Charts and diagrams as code

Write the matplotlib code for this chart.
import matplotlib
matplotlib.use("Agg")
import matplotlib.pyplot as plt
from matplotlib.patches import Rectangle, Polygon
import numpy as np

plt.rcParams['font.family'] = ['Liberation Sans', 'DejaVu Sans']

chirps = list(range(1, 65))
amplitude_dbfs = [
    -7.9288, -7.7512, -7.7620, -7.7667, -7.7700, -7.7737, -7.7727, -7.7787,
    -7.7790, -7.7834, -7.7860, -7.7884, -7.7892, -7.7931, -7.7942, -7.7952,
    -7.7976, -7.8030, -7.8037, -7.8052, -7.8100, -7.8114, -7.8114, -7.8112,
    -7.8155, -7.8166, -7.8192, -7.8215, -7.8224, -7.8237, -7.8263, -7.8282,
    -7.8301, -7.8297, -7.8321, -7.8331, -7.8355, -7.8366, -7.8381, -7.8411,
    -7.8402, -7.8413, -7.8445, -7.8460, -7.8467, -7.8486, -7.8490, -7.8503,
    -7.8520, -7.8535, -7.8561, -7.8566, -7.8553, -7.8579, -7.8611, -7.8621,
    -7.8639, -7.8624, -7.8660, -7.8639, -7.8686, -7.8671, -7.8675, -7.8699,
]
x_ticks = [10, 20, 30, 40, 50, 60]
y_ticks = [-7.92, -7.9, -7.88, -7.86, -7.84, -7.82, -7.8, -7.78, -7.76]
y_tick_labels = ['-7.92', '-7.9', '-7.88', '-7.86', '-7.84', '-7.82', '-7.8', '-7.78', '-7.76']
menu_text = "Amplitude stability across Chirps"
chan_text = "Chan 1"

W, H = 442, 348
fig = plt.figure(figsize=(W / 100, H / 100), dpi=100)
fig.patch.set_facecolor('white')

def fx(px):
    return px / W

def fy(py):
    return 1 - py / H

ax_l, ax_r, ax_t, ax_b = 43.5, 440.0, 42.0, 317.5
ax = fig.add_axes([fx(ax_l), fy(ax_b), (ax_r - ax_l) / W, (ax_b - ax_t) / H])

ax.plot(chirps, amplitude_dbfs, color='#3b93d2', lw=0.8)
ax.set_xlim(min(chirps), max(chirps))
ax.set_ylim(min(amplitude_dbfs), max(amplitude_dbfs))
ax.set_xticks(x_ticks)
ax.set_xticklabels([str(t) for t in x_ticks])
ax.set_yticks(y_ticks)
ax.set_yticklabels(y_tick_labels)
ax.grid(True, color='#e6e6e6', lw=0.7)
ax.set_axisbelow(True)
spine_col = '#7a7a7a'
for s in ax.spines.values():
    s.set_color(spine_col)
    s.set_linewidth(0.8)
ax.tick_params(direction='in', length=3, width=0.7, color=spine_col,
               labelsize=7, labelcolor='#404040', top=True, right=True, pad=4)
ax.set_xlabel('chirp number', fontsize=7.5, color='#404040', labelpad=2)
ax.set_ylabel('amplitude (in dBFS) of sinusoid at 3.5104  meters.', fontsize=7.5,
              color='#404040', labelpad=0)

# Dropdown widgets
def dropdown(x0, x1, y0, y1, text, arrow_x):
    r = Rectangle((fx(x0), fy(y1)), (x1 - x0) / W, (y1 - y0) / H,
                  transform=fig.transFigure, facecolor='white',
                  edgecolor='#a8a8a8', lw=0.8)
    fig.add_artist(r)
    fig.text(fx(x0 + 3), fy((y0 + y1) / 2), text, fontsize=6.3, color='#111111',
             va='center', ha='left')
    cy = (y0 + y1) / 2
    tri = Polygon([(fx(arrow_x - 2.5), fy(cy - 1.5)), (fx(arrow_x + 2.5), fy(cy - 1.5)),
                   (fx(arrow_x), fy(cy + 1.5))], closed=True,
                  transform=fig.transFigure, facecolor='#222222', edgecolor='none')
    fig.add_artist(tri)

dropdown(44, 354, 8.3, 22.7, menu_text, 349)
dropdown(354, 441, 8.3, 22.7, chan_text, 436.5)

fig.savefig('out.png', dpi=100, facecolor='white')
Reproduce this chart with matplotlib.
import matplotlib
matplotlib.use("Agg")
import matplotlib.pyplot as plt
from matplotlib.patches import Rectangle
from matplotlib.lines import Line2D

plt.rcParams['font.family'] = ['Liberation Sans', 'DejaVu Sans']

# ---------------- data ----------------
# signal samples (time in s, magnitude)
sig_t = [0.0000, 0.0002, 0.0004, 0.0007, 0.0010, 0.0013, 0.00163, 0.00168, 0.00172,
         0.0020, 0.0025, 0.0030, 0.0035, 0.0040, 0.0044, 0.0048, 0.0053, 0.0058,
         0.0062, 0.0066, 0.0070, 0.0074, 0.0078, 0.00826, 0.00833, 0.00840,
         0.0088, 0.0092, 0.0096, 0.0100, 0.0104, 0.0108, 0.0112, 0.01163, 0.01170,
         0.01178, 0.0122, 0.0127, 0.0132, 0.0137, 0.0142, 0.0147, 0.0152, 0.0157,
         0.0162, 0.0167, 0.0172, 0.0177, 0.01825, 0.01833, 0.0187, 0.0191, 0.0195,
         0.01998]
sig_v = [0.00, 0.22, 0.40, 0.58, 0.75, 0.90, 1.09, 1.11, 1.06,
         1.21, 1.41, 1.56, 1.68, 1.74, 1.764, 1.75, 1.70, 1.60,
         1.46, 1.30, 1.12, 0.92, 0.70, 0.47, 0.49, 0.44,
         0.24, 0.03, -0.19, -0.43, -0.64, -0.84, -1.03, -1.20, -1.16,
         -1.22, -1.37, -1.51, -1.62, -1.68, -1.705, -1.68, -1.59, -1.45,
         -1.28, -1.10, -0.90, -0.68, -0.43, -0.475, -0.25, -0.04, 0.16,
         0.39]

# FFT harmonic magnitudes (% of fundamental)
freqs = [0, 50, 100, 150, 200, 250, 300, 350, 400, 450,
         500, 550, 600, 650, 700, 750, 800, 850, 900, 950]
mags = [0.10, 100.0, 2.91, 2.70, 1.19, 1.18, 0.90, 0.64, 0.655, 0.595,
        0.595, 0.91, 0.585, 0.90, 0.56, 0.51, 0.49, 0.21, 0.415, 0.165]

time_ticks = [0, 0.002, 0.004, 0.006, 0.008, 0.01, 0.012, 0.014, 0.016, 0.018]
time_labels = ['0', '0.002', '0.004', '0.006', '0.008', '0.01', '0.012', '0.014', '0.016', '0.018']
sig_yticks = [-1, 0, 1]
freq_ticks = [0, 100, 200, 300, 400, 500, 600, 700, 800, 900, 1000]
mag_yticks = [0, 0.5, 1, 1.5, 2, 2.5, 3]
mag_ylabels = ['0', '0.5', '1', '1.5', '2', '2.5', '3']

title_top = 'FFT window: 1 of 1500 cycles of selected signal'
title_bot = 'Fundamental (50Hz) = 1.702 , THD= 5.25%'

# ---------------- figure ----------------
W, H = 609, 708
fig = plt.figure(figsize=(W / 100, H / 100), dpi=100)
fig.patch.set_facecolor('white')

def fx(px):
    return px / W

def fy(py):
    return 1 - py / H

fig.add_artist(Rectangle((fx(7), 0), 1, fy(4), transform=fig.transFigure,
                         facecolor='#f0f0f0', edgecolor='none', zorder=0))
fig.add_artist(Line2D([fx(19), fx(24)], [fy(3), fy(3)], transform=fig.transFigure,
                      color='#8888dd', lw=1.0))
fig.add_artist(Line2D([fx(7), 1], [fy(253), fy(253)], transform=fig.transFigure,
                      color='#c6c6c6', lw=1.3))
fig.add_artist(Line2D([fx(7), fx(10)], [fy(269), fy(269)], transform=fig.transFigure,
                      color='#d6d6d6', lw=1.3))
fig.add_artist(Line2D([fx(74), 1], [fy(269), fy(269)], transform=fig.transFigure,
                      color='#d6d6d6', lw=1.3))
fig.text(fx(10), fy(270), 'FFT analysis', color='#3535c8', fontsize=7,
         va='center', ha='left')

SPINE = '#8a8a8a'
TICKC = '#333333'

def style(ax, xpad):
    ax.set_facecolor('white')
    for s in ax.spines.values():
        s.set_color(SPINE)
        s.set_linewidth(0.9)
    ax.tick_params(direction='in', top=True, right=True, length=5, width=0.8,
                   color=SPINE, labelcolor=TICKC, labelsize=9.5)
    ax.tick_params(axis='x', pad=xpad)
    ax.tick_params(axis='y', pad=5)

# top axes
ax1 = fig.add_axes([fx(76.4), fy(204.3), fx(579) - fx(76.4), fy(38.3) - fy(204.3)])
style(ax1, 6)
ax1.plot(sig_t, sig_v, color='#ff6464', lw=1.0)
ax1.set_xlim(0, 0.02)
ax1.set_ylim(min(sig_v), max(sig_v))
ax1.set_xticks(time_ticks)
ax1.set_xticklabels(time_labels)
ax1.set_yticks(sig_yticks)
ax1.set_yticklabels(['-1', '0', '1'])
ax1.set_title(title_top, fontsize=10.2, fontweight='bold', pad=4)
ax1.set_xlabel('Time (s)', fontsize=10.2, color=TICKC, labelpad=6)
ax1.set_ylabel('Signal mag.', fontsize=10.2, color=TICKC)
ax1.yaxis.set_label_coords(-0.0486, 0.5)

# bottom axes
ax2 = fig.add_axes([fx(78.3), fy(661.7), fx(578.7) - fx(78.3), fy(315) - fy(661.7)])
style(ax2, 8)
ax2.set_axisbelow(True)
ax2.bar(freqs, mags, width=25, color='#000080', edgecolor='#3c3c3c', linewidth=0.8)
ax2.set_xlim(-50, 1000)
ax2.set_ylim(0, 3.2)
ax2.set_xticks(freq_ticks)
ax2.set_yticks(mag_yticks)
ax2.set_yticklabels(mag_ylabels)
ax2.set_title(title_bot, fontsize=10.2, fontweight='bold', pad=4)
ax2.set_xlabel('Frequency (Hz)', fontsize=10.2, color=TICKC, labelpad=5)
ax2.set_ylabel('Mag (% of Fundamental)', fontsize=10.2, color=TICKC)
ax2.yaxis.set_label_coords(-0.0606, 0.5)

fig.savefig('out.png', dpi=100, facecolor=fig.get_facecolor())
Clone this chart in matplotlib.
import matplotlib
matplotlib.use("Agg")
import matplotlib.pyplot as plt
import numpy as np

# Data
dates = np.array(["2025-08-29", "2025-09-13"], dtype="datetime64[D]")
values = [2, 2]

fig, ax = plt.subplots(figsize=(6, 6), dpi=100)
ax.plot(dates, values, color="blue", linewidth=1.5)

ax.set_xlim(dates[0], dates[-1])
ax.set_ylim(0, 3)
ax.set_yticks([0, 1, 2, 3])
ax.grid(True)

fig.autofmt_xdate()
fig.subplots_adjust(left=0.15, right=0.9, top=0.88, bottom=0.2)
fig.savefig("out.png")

*GIVEN TASK*:
Emit, unaltered, the lines from the top of the listing down through the line that holds "ax = fig.add_axes([fx(ax_l), fy(ax_b), (ax_r"; emit nothing else.

*COMPLETED TASK*:
Write the matplotlib code for this chart.
import matplotlib
matplotlib.use("Agg")
import matplotlib.pyplot as plt
from matplotlib.patches import Rectangle, Polygon
import numpy as np

plt.rcParams['font.family'] = ['Liberation Sans', 'DejaVu Sans']

chirps = list(range(1, 65))
amplitude_dbfs = [
    -7.9288, -7.7512, -7.7620, -7.7667, -7.7700, -7.7737, -7.7727, -7.7787,
    -7.7790, -7.7834, -7.7860, -7.7884, -7.7892, -7.7931, -7.7942, -7.7952,
    -7.7976, -7.8030, -7.8037, -7.8052, -7.8100, -7.8114, -7.8114, -7.8112,
    -7.8155, -7.8166, -7.8192, -7.8215, -7.8224, -7.8237, -7.8263, -7.8282,
    -7.8301, -7.8297, -7.8321, -7.8331, -7.8355, -7.8366, -7.8381, -7.8411,
    -7.8402, -7.8413, -7.8445, -7.8460, -7.8467, -7.8486, -7.8490, -7.8503,
    -7.8520, -7.8535, -7.8561, -7.8566, -7.8553, -7.8579, -7.8611, -7.8621,
    -7.8639, -7.8624, -7.8660, -7.8639, -7.8686, -7.8671, -7.8675, -7.8699,
]
x_ticks = [10, 20, 30, 40, 50, 60]
y_ticks = [-7.92, -7.9, -7.88, -7.86, -7.84, -7.82, -7.8, -7.78, -7.76]
y_tick_labels = ['-7.92', '-7.9', '-7.88', '-7.86', '-7.84', '-7.82', '-7.8', '-7.78', '-7.76']
menu_text = "Amplitude stability across Chirps"
chan_text = "Chan 1"

W, H = 442, 348
fig = plt.figure(figsize=(W / 100, H / 100), dpi=100)
fig.patch.set_facecolor('white')

def fx(px):
    return px / W

def fy(py):
    return 1 - py / H

ax_l, ax_r, ax_t, ax_b = 43.5, 440.0, 42.0, 317.5
ax = fig.add_axes([fx(ax_l), fy(ax_b), (ax_r - ax_l) / W, (ax_b - ax_t) / H])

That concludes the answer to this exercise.